Not for sissies
Africa is often touted by international equipment vendors, operators and analysts as a kind of new El Dorado for mobile telecommunications. But the continent’s markets are complex and diverse, with greatly varied levels of development, and it’s easy for investors to get burnt.
That’s the view of Julia Lamberth, sector leader for Africa telecoms at Ernst & Young, which recently published a research report, Africa Connected, that goes into detail about telecom opportunities on the continent.
There are still enormous opportunities for operators to capture subscriber growth, especially in countries with low cellphone penetration levels. However, escalating competition and regulatory and political challenges mean that some operators — especially third, fourth and fifth licensees — are struggling financially.

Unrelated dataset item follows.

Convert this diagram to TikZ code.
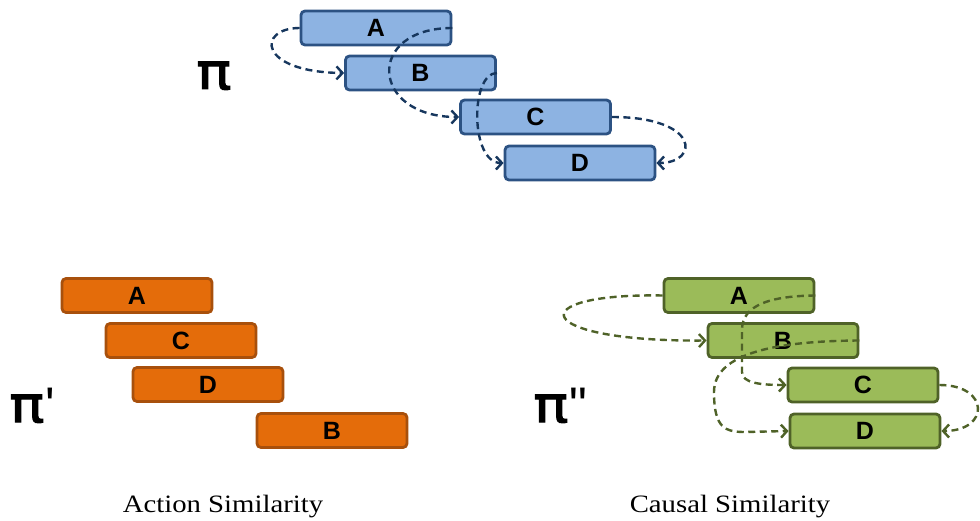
\documentclass[tikz,border=0pt]{standalone}
\usepackage{fontspec}
\setmainfont{Liberation Serif}
\newfontfamily\boxfont{Liberation Sans}[Ligatures=TeXOff]
\newfontfamily\pifont{DejaVu Sans}[Ligatures=TeXOff, FakeBold=2, FakeStretch=1.17]
\newfontfamily\capfont{Liberation Serif}[FakeStretch=1.15]
\usetikzlibrary{arrows.meta}

\definecolor{bluefill}{HTML}{8DB3E2}
\definecolor{blueline}{HTML}{2C5283}
\definecolor{bluearrow}{HTML}{17375E}
\definecolor{orangefill}{HTML}{E46C0A}
\definecolor{orangeline}{HTML}{A8500C}
\definecolor{greenfill}{HTML}{9BBB59}
\definecolor{greenline}{HTML}{4F6228}

\newcommand{\primemark}[1]{{\boxfont\hspace{1pt}#1}}

\tikzset{
  act/.style={rounded corners=4pt, line width=2.8pt, minimum width=150pt,
    minimum height=34pt, inner sep=0pt,
    font=\boxfont\bfseries\fontsize{25}{25}\selectfont},
  actblue/.style={act, draw=blueline, fill=bluefill},
  actorange/.style={act, draw=orangeline, fill=orangefill},
  actgreen/.style={act, draw=greenline, fill=greenfill},
  link/.style={line width=2.4pt, dash pattern=on 7pt off 4.5pt,
    -{Straight Barb[length=6pt,width=13pt,line width=2.4pt]}},
  bluelink/.style={link, draw=bluearrow},
  greenlink/.style={link, draw=greenline},
  planname/.style={anchor=base west, inner sep=0pt,
    font=\pifont\fontsize{50}{50}\selectfont},
  caption/.style={anchor=base, inner sep=0pt,
    font=\capfont\fontsize{25}{25}\selectfont}
}

\begin{document}
\begin{tikzpicture}[x=1pt, y=-1pt]
\useasboundingbox (0,0) rectangle (980,521);

% plan pi
\node[planname] (pi) at (196,89) {π};
\node[actblue] (pA) at (376,28) {A};
\node[actblue] (pB) at (420.5,73) {B};
\node[actblue] (pC) at (535.5,117) {C};
\node[actblue] (pD) at (580,163) {D};

\draw[bluelink] (pA.west) .. controls (257,28) and (257,72) .. (pB.west);
\draw[bluelink] (pA.east) .. controls (365,28) and (370,117) .. (pC.west);
\draw[bluelink] (pB.east) .. controls (470,73) and (470,163) .. (pD.west);
\draw[bluelink] (pC.east) .. controls (700,117) and (700,163) .. (pD.east);

% plan pi' (action similarity)
\node[planname] (pi1) at (9,422) {π\primemark{'}};
\node[actorange] (qA) at (137,295.5) {A};
\node[actorange] (qC) at (181,340.5) {C};
\node[actorange] (qD) at (208,384.5) {D};
\node[actorange] (qB) at (332,430.5) {B};
\node[caption] (cap1) at (223,512) {Action Similarity};

% plan pi'' (causal similarity)
\node[planname] (pi2) at (533,422) {π\primemark{"}};
\node[actgreen] (rA) at (739,295.5) {A};
\node[actgreen] (rB) at (783,340.5) {B};
\node[actgreen] (rC) at (863,385) {C};
\node[actgreen] (rD) at (865,431) {D};
\node[caption] (cap2) at (730,512) {Causal Similarity};

\draw[greenlink] (rA.west) .. controls (520,293) and (530,342) .. (rB.west);
\draw[greenlink] (rA.east) .. controls (770,296) and (742,305) .. (742,330)
  -- (742,372) .. controls (742,383) and (760,385) .. (rC.west);
\draw[greenlink] (rB.east) .. controls (780,341) and (714,352) .. (714,392)
  .. controls (714,428) and (725,432) .. (745,432) -- (rD.west);
\draw[greenlink] (rC.east) .. controls (990,385) and (990,431) .. (rD.east);
\end{tikzpicture}
\end{document}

The bigger operators, such as MTN and France Telecom’s mobile arm Orange, are financially sound, but smaller carriers licensed more recently have had a harder time of it, Lamberth says. “They tend to be highly leveraged, borrowing lots of money for capital expenditure,” she says. “It wouldn’t necessarily have been a problem if we hadn’t had this economic downturn. But it’s become [a matter of] survival for some of these operators — the problem is they have to keep spending.”
She cautions that this situation does not apply to all markets in Africa. “But we are starting to see patterns. If you are moving into a country where there is a strong incumbent and the presence of one or two larger regional players, there will always be growth, but it’s not a guarantee that all operators will be successful.”
Lamberth says the perception, especially internationally, that Africa is waiting to be “plundered” by telecom operators is simply incorrect. “The idea that you can stick up a tower and make gazillions is wrong.”
She says international operators keen to enter African telecoms — and there are plenty of them, from the Middle East to China and the US – should examine each country individually and not regard the continent simply as a single market.
There is a danger that a bubble could develop in African telecoms, Lamberth says. “The growth in telecoms has contributed so much to Africa’s general economic development that we don’t want it to become a bubble and then burst.”
She also worries that some markets are deregulating and liberalising too quickly. Botswana, she says, has thrown open its market completely. Ghana, with a population of only 23m, has six licensed mobile carriers, with pan-African operators Zain, Vodafone, MTN, Glo Mobile and Millicom all going head to head for market share.
Lamberth thinks the bigger operators — particularly Zain, Vodafone and MTN — will play a consolidating role on the continent, snapping up smaller mobile operators as they seek to build bulk.
Interest in Africa — in new licences, the privatisation of fixed-line assets, and acquisitions — remains red hot.
Chinese operators bear watching, particularly China Mobile, which has more than 400m subscribers in its home market. It has stated that the only market outside China it’s interested in is Africa.
How and when it will expand is, however, hard to predict, says Lamberth. It may depend on how quickly the Chinese market reaches saturation.
Because of China Mobile’s low-cost approach in China, Lamberth believes the company can operate in Africa more profitably than many of the other big players. Its close relationship with Chinese equipment manufacturers, particularly ZTE and Huawei, could also help it grow.
Surprisingly, Ernst & Young’s report shows that some African countries’ telecom industries remain almost completely undeveloped. These virgin markets are in the centre of the continent (see map). Countries with a lower than 20% penetration include Malawi, Mozambique, Rwanda, Zimbabwe, the Democratic Republic of Congo, Chad, Burundi, the Central African Republic and Niger.
Telecom penetration is particularly low in north east Africa, where teledensity in countries such as Djibouti, Eritrea, Somalia and Ethiopia is around 2%. Despite the clear opportunities, Lamberth concedes only brave operators would venture into those markets because of the high political and regulatory risks.
While some parts of the continent have barely got off the ground, more developed markets, such as Morocco, Tunisia and SA, are already moving to the next phase of mobile – the provision of wireless broadband Internet access.
West African markets, especially Ghana, Côte d’Ivoire and Nigeria, are also maturing fast. “They’re still in the growth phase, but are starting to experience the characteristics of mature markets.”
Telecom penetration Africa-wide is 36%, according to Lamberth. She believes it could eventually reach 60% or even 70%. Because of poverty, it’s unlikely that Africa will achieve the universal access seen on other continents.
But the cellular market sizes always tends to surprise on the upside, she adds. “We are constantly surprised by take-up of mobile services.”